_WORK TO COMPLETE_
Pictures stay out. Extract the lines below from the first one through the line with "from bokeh.resources import INLINE", both included.

##############################

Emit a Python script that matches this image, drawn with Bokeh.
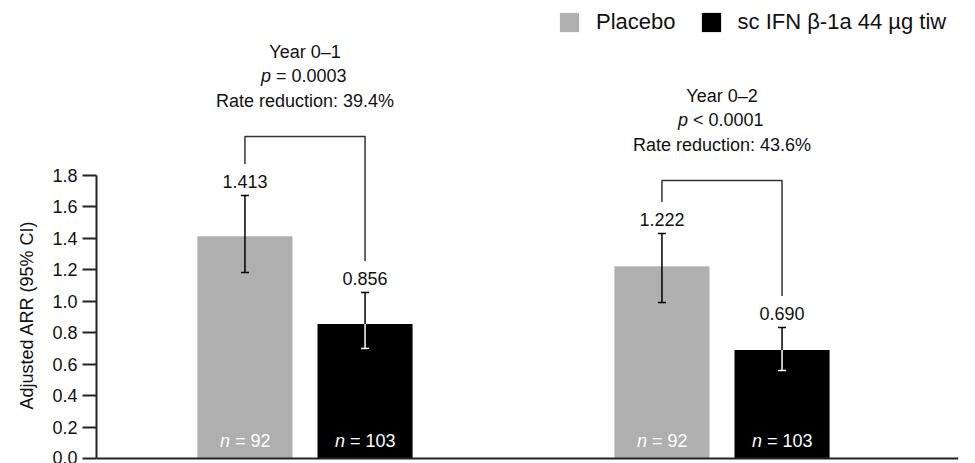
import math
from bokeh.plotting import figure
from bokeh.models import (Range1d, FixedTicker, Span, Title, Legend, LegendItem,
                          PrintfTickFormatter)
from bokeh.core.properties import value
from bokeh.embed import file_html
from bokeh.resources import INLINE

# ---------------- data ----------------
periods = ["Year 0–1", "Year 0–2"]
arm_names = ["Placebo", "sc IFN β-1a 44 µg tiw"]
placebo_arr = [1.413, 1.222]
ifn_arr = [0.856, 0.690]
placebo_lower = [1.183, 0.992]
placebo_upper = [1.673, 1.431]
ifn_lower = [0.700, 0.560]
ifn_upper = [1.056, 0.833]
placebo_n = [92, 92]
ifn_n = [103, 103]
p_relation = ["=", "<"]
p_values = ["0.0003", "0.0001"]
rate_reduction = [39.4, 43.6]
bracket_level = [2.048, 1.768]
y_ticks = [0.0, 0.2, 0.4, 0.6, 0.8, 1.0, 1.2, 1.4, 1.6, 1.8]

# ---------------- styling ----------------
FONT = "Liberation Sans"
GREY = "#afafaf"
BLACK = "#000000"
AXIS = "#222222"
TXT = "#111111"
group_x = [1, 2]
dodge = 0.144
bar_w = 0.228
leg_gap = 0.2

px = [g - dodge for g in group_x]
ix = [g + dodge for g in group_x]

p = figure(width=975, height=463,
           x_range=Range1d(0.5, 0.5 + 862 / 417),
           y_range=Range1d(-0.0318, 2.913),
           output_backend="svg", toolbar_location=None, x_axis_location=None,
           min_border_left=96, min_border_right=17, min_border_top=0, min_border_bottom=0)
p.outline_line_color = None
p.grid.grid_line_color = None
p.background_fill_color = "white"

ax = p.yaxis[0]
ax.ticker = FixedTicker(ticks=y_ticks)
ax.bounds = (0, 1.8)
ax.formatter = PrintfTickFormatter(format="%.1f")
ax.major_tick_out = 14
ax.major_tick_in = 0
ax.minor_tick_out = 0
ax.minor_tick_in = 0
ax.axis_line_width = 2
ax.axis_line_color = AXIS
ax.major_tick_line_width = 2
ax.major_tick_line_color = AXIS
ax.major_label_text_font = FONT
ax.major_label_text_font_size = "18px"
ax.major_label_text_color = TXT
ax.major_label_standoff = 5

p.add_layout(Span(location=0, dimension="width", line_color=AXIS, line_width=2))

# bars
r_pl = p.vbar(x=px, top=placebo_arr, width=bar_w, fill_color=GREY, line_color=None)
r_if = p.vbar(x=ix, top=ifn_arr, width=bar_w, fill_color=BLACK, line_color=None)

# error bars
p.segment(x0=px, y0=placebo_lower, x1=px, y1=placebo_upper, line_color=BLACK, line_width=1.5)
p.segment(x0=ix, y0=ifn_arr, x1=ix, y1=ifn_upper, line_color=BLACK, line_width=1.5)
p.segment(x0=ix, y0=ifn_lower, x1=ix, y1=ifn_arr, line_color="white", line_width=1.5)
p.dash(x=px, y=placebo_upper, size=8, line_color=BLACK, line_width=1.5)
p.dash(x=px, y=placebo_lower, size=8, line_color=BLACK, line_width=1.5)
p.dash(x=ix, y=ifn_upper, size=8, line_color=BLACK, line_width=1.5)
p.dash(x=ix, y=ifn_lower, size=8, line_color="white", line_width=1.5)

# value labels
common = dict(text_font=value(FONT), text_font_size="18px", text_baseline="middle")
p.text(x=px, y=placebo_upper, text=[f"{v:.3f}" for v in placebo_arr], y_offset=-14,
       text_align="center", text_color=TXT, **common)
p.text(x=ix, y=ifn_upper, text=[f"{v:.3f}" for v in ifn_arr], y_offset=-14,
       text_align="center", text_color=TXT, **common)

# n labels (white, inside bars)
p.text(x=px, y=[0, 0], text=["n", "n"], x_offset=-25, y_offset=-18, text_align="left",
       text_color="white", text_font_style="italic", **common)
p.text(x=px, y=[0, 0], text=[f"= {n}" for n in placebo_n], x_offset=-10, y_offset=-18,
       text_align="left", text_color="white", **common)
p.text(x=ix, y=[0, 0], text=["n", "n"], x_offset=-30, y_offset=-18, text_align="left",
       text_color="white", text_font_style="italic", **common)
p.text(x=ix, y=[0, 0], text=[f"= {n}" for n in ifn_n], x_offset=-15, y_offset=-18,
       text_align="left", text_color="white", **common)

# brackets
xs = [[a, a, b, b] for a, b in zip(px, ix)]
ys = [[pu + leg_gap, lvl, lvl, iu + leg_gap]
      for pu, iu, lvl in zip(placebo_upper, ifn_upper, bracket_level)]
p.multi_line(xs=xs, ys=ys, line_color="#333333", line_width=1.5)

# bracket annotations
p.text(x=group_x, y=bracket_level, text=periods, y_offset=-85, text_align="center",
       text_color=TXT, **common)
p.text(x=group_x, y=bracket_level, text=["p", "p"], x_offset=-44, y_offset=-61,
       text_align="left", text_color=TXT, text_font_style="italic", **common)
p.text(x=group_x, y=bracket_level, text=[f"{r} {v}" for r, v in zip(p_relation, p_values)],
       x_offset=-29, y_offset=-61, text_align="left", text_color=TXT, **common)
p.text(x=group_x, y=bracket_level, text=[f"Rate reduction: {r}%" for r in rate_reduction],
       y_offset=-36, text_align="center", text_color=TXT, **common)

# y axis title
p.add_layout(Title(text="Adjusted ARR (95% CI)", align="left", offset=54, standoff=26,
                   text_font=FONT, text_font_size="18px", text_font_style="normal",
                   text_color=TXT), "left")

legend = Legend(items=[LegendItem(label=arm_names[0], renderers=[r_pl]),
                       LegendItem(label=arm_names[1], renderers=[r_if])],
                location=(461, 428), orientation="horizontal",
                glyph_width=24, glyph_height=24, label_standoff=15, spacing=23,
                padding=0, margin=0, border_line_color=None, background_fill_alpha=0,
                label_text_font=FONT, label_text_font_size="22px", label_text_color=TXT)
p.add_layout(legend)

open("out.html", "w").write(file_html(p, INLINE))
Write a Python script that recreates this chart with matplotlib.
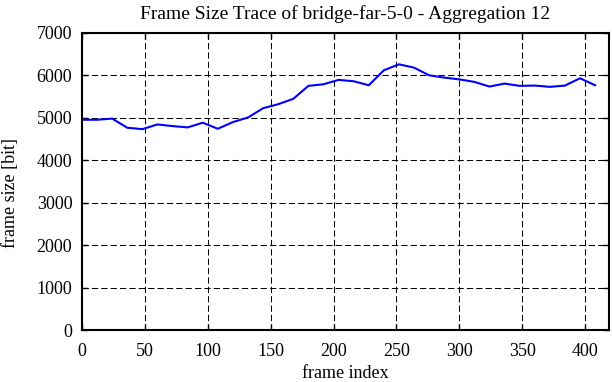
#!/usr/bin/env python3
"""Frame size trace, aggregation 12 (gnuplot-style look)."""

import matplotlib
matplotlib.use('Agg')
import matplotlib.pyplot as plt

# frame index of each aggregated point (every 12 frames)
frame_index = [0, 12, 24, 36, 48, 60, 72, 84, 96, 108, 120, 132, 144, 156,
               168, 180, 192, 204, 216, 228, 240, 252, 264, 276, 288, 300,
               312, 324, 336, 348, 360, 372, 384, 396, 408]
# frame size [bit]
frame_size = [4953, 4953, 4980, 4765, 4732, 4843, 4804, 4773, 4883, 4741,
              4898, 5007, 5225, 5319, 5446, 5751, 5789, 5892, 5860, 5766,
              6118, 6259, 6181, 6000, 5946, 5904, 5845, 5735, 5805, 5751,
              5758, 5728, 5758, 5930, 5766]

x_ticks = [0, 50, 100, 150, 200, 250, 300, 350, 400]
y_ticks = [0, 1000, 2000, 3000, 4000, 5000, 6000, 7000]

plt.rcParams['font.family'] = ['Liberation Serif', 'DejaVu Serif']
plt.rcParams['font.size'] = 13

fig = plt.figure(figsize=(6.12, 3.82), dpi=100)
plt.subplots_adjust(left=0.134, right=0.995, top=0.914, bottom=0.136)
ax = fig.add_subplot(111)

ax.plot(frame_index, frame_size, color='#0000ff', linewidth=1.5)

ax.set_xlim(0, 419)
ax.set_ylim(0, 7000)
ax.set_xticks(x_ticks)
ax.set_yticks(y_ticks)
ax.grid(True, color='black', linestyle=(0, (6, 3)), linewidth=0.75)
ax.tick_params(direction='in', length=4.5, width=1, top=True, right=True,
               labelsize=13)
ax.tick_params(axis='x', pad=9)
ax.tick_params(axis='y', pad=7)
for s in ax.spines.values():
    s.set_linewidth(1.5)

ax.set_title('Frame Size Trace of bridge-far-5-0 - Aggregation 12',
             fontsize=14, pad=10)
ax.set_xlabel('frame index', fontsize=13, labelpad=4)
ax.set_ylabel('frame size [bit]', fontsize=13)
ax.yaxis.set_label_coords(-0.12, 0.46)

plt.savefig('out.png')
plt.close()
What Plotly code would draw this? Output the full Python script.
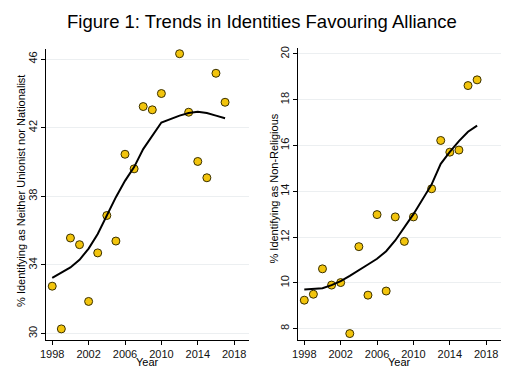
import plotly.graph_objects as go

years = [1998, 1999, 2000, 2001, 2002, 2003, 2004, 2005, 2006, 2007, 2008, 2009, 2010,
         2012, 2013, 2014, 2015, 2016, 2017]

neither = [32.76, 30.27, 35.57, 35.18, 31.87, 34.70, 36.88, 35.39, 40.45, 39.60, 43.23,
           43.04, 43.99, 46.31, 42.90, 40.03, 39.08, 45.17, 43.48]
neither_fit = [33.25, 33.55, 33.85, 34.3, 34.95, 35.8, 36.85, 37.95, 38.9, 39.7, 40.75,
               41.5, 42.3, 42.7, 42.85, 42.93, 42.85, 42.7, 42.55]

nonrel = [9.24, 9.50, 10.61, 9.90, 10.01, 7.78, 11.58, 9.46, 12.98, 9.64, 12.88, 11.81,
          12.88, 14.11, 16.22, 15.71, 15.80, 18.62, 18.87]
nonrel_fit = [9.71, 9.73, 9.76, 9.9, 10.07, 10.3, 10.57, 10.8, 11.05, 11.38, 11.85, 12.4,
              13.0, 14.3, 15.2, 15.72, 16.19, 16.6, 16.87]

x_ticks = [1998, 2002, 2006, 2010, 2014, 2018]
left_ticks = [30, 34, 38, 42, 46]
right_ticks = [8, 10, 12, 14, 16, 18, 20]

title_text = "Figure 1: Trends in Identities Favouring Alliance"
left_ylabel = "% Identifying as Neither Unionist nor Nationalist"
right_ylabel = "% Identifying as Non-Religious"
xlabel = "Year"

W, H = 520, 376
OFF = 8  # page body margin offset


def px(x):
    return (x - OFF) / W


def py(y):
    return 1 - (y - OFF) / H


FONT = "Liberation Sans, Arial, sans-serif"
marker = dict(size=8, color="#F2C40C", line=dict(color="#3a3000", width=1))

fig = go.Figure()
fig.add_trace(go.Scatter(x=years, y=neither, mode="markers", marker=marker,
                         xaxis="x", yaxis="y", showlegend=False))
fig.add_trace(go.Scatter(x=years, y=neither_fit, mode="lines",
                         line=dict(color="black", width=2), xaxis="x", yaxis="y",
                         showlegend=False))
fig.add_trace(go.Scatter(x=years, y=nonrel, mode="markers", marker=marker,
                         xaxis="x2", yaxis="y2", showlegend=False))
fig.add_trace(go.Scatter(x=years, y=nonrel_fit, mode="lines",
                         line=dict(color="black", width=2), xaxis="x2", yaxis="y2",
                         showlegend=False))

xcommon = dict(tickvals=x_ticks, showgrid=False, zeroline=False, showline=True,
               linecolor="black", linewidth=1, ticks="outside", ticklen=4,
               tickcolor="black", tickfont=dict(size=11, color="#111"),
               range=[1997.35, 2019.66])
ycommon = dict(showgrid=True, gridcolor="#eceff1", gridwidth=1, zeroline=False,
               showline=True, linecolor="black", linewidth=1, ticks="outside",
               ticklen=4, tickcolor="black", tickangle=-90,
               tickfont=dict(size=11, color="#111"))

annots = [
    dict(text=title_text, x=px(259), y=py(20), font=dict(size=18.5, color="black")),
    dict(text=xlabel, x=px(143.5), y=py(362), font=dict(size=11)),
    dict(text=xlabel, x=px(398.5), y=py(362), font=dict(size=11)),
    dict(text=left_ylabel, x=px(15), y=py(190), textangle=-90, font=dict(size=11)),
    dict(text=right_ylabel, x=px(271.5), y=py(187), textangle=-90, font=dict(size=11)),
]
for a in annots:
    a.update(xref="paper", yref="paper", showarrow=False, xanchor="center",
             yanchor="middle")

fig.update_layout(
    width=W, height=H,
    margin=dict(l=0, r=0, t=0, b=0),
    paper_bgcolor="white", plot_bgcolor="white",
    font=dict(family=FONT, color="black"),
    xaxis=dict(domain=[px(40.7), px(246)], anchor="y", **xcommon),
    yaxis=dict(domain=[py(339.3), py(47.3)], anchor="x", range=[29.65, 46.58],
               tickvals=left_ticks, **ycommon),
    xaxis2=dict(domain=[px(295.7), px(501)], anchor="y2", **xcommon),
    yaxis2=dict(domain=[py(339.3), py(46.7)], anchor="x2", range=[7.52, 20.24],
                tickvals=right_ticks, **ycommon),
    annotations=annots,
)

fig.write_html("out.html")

##############################

_THE ANSWER_
Emit a Python script that matches this image, drawn with Bokeh.
import math
from bokeh.plotting import figure
from bokeh.models import (Range1d, FixedTicker, Span, Title, Legend, LegendItem,
                          PrintfTickFormatter)
from bokeh.core.properties import value
from bokeh.embed import file_html
from bokeh.resources import INLINE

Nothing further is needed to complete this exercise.